Potential Correction Ahead, But Bullish Momentum Remains Strong
Despite the recent gains, the AUD is facing resistance near the 0.68 level, which marks the high for the year. The currency pair has failed to break above this level for the second time, forming an interim double-top pattern with the last seen price at 0.6780. While the bullish momentum on the daily chart remains intact, the Relative Strength Index (RSI) has eased from near overbought levels, signaling a potential corrective pullback in the near future.

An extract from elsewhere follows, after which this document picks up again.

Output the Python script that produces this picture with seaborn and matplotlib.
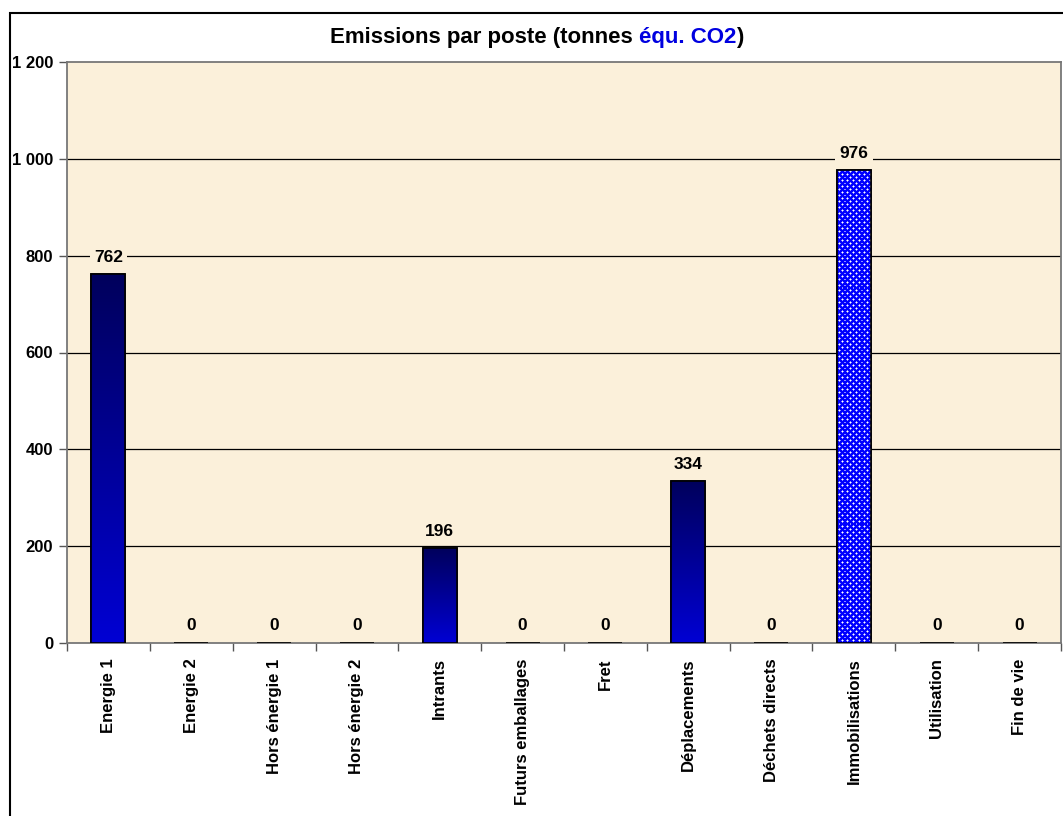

Looking ahead, geopolitical risks could dampen market sentiment, with key support levels seen at 0.6730 (23.6% Fibonacci retracement level) and 0.6640/50 (38.2% Fibonacci retracement level and 50-day moving average). On the upside, resistance is expected at 0.6799 (double top), with a breakout potentially leading to a test of the 0.6870 levels as AUD bulls regain momentum.
Analysis:
The recent rally in the Australian Dollar has been driven by a combination of factors, including positive central bank remarks, a weaker US Dollar, and improving market sentiment. While the currency may face some resistance in the near term, the overall bullish momentum remains strong. Traders should keep an eye on key support and resistance levels to gauge potential entry and exit points in the AUD market.